## PROBLEM
Line by line, repeat the data below exactly, beginning at the first line and ending at the line with "import * as". Omit pictures.

## MATERIAL
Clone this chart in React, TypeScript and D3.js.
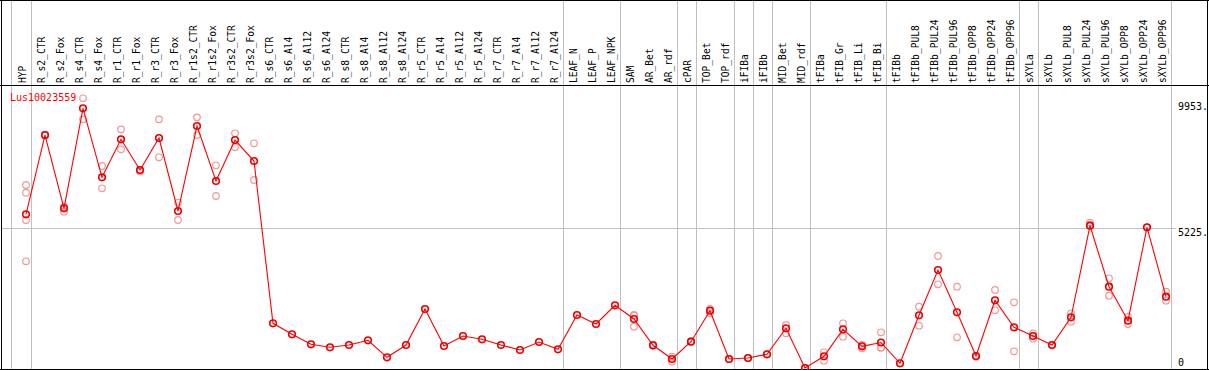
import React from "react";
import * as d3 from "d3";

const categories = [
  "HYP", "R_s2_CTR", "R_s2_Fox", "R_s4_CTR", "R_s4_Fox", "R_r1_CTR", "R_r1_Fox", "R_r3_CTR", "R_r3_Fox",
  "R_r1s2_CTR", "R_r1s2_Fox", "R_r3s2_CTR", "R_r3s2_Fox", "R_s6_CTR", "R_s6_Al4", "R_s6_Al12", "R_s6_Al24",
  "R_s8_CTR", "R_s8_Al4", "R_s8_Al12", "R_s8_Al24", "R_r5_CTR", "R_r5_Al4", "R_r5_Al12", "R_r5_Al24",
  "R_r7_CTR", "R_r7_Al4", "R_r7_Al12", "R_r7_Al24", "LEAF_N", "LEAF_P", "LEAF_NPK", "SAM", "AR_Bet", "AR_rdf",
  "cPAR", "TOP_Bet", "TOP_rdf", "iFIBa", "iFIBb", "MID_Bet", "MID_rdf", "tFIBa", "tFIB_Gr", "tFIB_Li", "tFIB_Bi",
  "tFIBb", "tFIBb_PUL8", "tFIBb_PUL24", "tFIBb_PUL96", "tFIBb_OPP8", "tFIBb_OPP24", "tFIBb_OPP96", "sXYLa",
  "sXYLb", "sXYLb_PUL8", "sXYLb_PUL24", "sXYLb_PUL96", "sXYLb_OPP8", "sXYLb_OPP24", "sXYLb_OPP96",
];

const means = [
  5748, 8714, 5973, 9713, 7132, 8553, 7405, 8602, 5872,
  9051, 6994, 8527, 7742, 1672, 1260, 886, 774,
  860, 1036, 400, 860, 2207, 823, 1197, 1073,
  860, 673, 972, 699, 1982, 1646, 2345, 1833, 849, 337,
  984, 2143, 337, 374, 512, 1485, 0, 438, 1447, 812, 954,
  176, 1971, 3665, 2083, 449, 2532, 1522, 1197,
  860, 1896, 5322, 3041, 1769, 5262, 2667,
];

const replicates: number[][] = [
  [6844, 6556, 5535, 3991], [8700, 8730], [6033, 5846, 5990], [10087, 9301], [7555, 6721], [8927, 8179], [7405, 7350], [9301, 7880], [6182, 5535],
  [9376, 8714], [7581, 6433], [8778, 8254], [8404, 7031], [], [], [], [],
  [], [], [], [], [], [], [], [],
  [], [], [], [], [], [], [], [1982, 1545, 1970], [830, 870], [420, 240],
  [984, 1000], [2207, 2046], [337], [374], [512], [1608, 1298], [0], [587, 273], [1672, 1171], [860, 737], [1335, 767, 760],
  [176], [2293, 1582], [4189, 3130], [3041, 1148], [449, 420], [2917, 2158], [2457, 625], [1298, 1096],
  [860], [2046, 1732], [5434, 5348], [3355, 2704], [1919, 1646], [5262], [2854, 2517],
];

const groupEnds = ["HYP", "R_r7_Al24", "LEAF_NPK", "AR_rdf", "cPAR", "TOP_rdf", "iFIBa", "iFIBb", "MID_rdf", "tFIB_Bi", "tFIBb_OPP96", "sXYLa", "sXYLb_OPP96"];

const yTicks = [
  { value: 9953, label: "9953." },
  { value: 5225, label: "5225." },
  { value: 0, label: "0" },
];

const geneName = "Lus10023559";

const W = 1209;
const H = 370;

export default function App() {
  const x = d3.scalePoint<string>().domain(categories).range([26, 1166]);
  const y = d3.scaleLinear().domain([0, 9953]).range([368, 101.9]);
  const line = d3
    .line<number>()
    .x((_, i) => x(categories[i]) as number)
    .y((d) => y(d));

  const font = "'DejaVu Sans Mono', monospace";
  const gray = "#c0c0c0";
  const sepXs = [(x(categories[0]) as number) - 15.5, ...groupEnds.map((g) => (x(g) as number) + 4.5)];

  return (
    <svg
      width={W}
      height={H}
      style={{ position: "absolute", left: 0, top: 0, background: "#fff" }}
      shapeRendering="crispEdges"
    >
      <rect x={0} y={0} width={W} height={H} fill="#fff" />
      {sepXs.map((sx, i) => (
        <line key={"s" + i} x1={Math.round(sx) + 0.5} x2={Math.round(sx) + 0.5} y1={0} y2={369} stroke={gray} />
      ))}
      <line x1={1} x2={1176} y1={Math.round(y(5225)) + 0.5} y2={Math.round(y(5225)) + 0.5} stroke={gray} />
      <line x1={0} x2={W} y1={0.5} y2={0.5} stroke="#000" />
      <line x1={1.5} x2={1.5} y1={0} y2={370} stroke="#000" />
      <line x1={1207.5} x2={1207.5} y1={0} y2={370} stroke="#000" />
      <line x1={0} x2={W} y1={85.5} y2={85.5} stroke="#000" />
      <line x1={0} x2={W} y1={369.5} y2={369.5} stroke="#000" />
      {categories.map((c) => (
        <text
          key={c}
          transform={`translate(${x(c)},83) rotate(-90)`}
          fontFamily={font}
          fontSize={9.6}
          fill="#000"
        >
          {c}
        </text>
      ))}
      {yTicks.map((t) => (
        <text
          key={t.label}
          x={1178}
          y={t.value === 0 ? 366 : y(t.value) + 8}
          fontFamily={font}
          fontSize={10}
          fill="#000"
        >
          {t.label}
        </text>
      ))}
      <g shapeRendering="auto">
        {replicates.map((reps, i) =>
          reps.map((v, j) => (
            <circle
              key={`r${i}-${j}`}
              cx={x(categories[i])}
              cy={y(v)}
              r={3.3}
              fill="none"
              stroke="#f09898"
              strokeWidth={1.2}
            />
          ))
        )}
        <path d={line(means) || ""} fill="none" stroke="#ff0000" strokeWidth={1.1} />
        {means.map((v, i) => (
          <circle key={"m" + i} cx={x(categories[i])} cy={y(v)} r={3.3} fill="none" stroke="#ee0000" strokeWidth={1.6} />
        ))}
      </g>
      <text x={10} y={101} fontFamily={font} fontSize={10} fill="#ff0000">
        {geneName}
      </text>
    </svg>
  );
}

## SOLUTION TO THE PROBLEM
Clone this chart in React, TypeScript and D3.js.
import React from "react";
import * as d3 from "d3";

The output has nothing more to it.